- Developer: Nival
- Publisher: Nival
- Platforms: Windows, Android, iOS, Facebook, NVIDIA Shield, Kongregate, Android TV
- Release: WW: June 2013;
- Genre: collectible card Tower Defense
- Mode: Single-player ;

= Prime World: Defenders =

2013 video game

Prime World: Defenders is a cross-platform collectible card Tower Defense game set in the Prime World universe. The game uses a Free-to-play distribution model. In December 2012 Prime World: Defenders was announced and released for beta testing. In June 2013, Prime World: Defenders was released on Steam. In June 2014, Prime World: Defenders was released for Android, iOS, Facebook, NVIDIA Shield, Kongregate, and Android TV. The player acts as the Ranger, the tactical and strategic commander of a small group of Defenders. The group performs raids in the deep Prime Zone, fighting Creeps and hunting artifacts. The player collects Magic and Tower cards to use later in battles with the monsters (the Creeps, also known as the Touched). The group is located on the Ballooneer, their mobile base.

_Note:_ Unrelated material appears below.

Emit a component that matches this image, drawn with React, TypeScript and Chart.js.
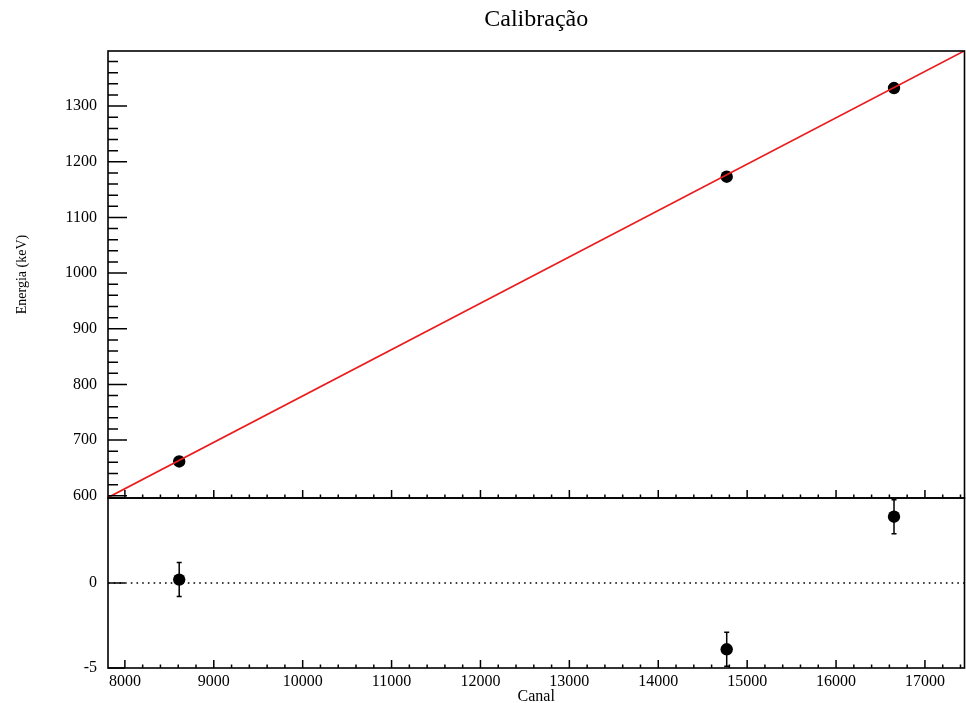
import { useEffect, useRef } from 'react';
import { Chart, registerables } from 'chart.js';

Chart.register(...registerables);

// ---- text ----
const titleText = 'Calibração';
const xTitle = 'Canal';
const yTitle = 'Energia (keV)';

// ---- data ----
const channels = [8611, 14770, 16652];
const energies = [661.7, 1173.2, 1332.5];
const residuals = [0.2, -3.9, 3.9];
const residualErrors = [1.0, 1.0, 1.0];

// fitted calibration line (endpoints read at the frame edges)
const fitX = [7810, 17445];
const fitY = [596.8, 1399.3];

// zero reference line in the residual panel
const zeroX = [7810, 17445];
const zeroY = [0, 0];

// ---- axes ----
const xRange = [7810, 17445];
const yTopRange = [596, 1399];
const yBottomRange = [-5, 5];

const xMajorTicks = [8000, 9000, 10000, 11000, 12000, 13000, 14000, 15000, 16000, 17000];
const xMinorStep = 200;
const yTopMajorTicks = [600, 700, 800, 900, 1000, 1100, 1200, 1300];
const yTopMinorStep = 20;
const yBottomMajorTicks = [-5, 0, 5];
const yBottomLabels = [-5, 0];

const FONT = "'Liberation Serif', 'Times New Roman', serif";

function minorTicks(min: number, max: number, step: number, majors: number[]) {
  const out: number[] = [];
  const start = Math.ceil(min / step) * step;
  for (let v = start; v <= max + 1e-9; v += step) {
    if (!majors.includes(v)) out.push(v);
  }
  return out;
}

const framePlugin = {
  id: 'rootFrame',
  beforeDatasetsDraw(chart: any) {
    const ctx = chart.ctx;
    const x = chart.scales.x;
    const y2 = chart.scales.y2;
    ctx.save();
    ctx.strokeStyle = '#000';
    ctx.lineWidth = 1.5;
    channels.forEach((c, i) => {
      const px = x.getPixelForValue(c);
      const yHi = y2.getPixelForValue(residuals[i] + residualErrors[i]);
      const yLo = y2.getPixelForValue(residuals[i] - residualErrors[i]);
      ctx.beginPath();
      ctx.moveTo(px, yHi);
      ctx.lineTo(px, yLo);
      ctx.moveTo(px - 2.5, yHi);
      ctx.lineTo(px + 2.5, yHi);
      ctx.moveTo(px - 2.5, yLo);
      ctx.lineTo(px + 2.5, yLo);
      ctx.stroke();
    });
    ctx.restore();
  },
  afterDatasetsDraw(chart: any) {
    const ctx = chart.ctx;
    const x = chart.scales.x;
    const y = chart.scales.y;
    const y2 = chart.scales.y2;
    ctx.save();
    ctx.strokeStyle = '#000';
    ctx.lineWidth = 1.5;

    // x ticks on bottom of each panel (pointing up)
    const xMinors = minorTicks(xRange[0], xRange[1], xMinorStep, xMajorTicks);
    [y.bottom, y2.bottom].forEach((base: number) => {
      ctx.beginPath();
      xMajorTicks.forEach((v) => {
        const px = x.getPixelForValue(v);
        ctx.moveTo(px, base);
        ctx.lineTo(px, base - 8);
      });
      xMinors.forEach((v) => {
        const px = x.getPixelForValue(v);
        ctx.moveTo(px, base);
        ctx.lineTo(px, base - 3.5);
      });
      ctx.stroke();
    });

    // y ticks top panel
    const yMinors = minorTicks(yTopRange[0], yTopRange[1], yTopMinorStep, yTopMajorTicks);
    ctx.beginPath();
    yTopMajorTicks.forEach((v) => {
      const py = y.getPixelForValue(v);
      ctx.moveTo(x.left, py);
      ctx.lineTo(x.left + 19, py);
    });
    yMinors.forEach((v) => {
      const py = y.getPixelForValue(v);
      ctx.moveTo(x.left, py);
      ctx.lineTo(x.left + 10, py);
    });
    // y ticks bottom panel
    yBottomMajorTicks.forEach((v) => {
      const py = y2.getPixelForValue(v);
      ctx.moveTo(x.left, py);
      ctx.lineTo(x.left + 17, py);
    });
    ctx.stroke();

    // frames
    ctx.lineWidth = 1.6;
    ctx.strokeRect(x.left, y.top, x.right - x.left, y.bottom - y.top);
    ctx.strokeRect(x.left, y2.top, x.right - x.left, y2.bottom - y2.top);
    ctx.restore();
  },
};

export default function App() {
  const ref = useRef<HTMLCanvasElement | null>(null);

  useEffect(() => {
    if (!ref.current) return;
    const chart = new Chart(ref.current, {
      type: 'scatter',
      data: {
        datasets: [
          {
            type: 'line',
            label: 'fit',
            data: fitX.map((v, i) => ({ x: v, y: fitY[i] })),
            borderColor: 'rgb(235, 28, 30)',
            borderWidth: 1.7,
            pointRadius: 0,
            xAxisID: 'x',
            yAxisID: 'y',
          },
          {
            type: 'line',
            label: 'zero',
            data: zeroX.map((v, i) => ({ x: v, y: zeroY[i] })),
            borderColor: '#000',
            borderWidth: 1.4,
            borderDash: [1.6, 4.1],
            pointRadius: 0,
            xAxisID: 'x',
            yAxisID: 'y2',
          },
          {
            label: 'Energia',
            data: channels.map((c, i) => ({ x: c, y: energies[i] })),
            backgroundColor: '#000',
            borderWidth: 0,
            pointRadius: 6.2,
            xAxisID: 'x',
            yAxisID: 'y',
          },
          {
            label: 'Resíduos',
            data: channels.map((c, i) => ({ x: c, y: residuals[i] })),
            backgroundColor: '#000',
            borderWidth: 0,
            pointRadius: 6.2,
            xAxisID: 'x',
            yAxisID: 'y2',
          },
        ],
      },
      options: {
        animation: false,
        responsive: false,
        layout: { autoPadding: false, padding: { left: 0, right: 1.5, top: 0, bottom: 0 } },
        plugins: {
          legend: { display: false },
          tooltip: { enabled: false },
          title: {
            display: true,
            text: titleText,
            color: '#000',
            fullSize: false,
            font: { family: FONT, size: 24, weight: 'normal', lineHeight: 1.2 },
            padding: { top: 5, bottom: 17.2 },
          },
        },
        scales: {
          x: {
            type: 'linear',
            position: 'bottom',
            min: xRange[0],
            max: xRange[1],
            grid: { display: false, drawTicks: false },
            border: { display: false },
            afterBuildTicks: (s: any) => {
              s.ticks = xMajorTicks.map((v) => ({ value: v }));
            },
            afterFit: (s: any) => {
              s.height = 35;
              s.paddingLeft = 0;
              s.paddingRight = 0;
            },
            ticks: {
              autoSkip: false,
              maxRotation: 0,
              padding: 4,
              color: '#000',
              font: { family: FONT, size: 16 },
              callback: (v: any) => String(v),
            },
            title: {
              display: true,
              text: xTitle,
              color: '#000',
              font: { family: FONT, size: 16, lineHeight: 0.8 },
              padding: { top: 0, bottom: 0 },
            },
          },
          y2: {
            type: 'linear',
            position: 'left',
            stack: 'panels',
            stackWeight: 170,
            min: yBottomRange[0],
            max: yBottomRange[1],
            grid: { display: false, drawTicks: false },
            border: { display: false },
            afterBuildTicks: (s: any) => {
              s.ticks = yBottomLabels.map((v) => ({ value: v }));
            },
            afterFit: (s: any) => {
              s.width = 108;
            },
            ticks: {
              autoSkip: false,
              padding: 11,
              color: '#000',
              font: { family: FONT, size: 16 },
              callback: (v: any) => String(v),
            },
          },
          y: {
            type: 'linear',
            position: 'left',
            stack: 'panels',
            stackWeight: 447,
            min: yTopRange[0],
            max: yTopRange[1],
            grid: { display: false, drawTicks: false },
            border: { display: false },
            afterBuildTicks: (s: any) => {
              s.ticks = yTopMajorTicks.map((v) => ({ value: v }));
            },
            afterFit: (s: any) => {
              s.width = 108;
            },
            ticks: {
              autoSkip: false,
              padding: 11,
              color: '#000',
              font: { family: FONT, size: 16 },
              callback: (v: any) => String(v),
            },
            title: {
              display: true,
              text: yTitle,
              color: '#000',
              font: { family: FONT, size: 14, lineHeight: 1.2 },
              padding: { top: 14, bottom: 0 },
            },
          },
        },
      },
      plugins: [framePlugin],
    } as any);
    return () => chart.destroy();
  }, []);

  return (
    <div style={{ position: 'fixed', left: 0, top: 0, width: 966, height: 703, background: '#fff' }}>
      <canvas ref={ref} width={966} height={703} style={{ display: 'block' }} />
    </div>
  );
}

A sequel, Prime World: Defenders 2, was released on November 29, 2018.

== Plot ==
In a time when Praia is engulfed in clashes between the Adornians and the Dohkts, the Defenders set off towards the depths of the Prime Zone in search of rare artifacts. During their quest for precious loot, on-board sensors detect an incredible outburst of magic power. The heroes decide they have detected an unbelievably strong artifact and set off to find it. When the heroes locate the artifact, it becomes clear that monsters (the Creeps) found it long ago and have been feeding on its energy ever since. The heroes decide to cut through the enemy hordes and seize the artifact. Once they succeed, they transport the artifact to the fortified castle they use as their base. However, the monsters are not so easily defeated, and they besiege they castle to recover their source of power. The battle brings the heroes face to face with Urd-Nag, a powerful monster hero and the Creeps' leader. The heroes stage the castle's defense, planning to load the artifact onto the Ballooneer and flee. The heroes manage to flee and avoid direct contact with the monsters' leader. As their old base no longer exists, they decide to find a new shelter. Ranger, with his vast Prime Zone wandering experience, tells the rest of the Defenders about a valley hidden between the cliffs. Upon their arrival at their new home, Imir starts to investigate the mysterious artifact and finds a way to unlock its full power and use it for the benefit of the group. The heroes need a Prime Booster and an ancient artifact, the Dragon Claw Sword. The heroes get the Prime Booster as a reward for saving a miners' dwelling from the Creeps' raids. While the Sword is traded for with artifact traders. Once the artifact is activated, it turns out that Imir has used the rest of the group for his own benefit: he leaves the Defenders, having gained incredible power and immortality. Audrey and Ranger are left with nothing and are besieged by Urd-Nag's monster hordes – the monsters sensed the energy outburst of the artifact and have come to reclaim their property. Now the heroes have their final battle ahead of them.

== Gameplay ==
Prime World: Defenders is a mix of Tower Defense mechanics with some collecting elements. At the beginning, the player is offered a starting set of Spell and Tower cards. As the game progresses the user gets new cards, which can later be improved in various ways. There are three card types: Towers for building defenses in battles, Spells that deal damage to monsters and/or weaken them and Enhancers which are able to upgrade Tower and Spell cards.

==Reception==
Prime World: Defenders holds an average of 58/100 on aggregate website Metacritic.

Game Informer wrote: "Prime World: Defenders had an exceptionally low bar to clear to get me on board, but the staid design and brutal grind managed to miss even that simple goal." IGN said that "Prime World: Defenders has some good ideas, but the execution of its core mechanics lacks dedication." TouchArcade wrote: "It may not be the most original game in this day and age, but TD fans are familiar with such words. Suffice to say, if you are such a fan you owe it to yourself to check out Defenders."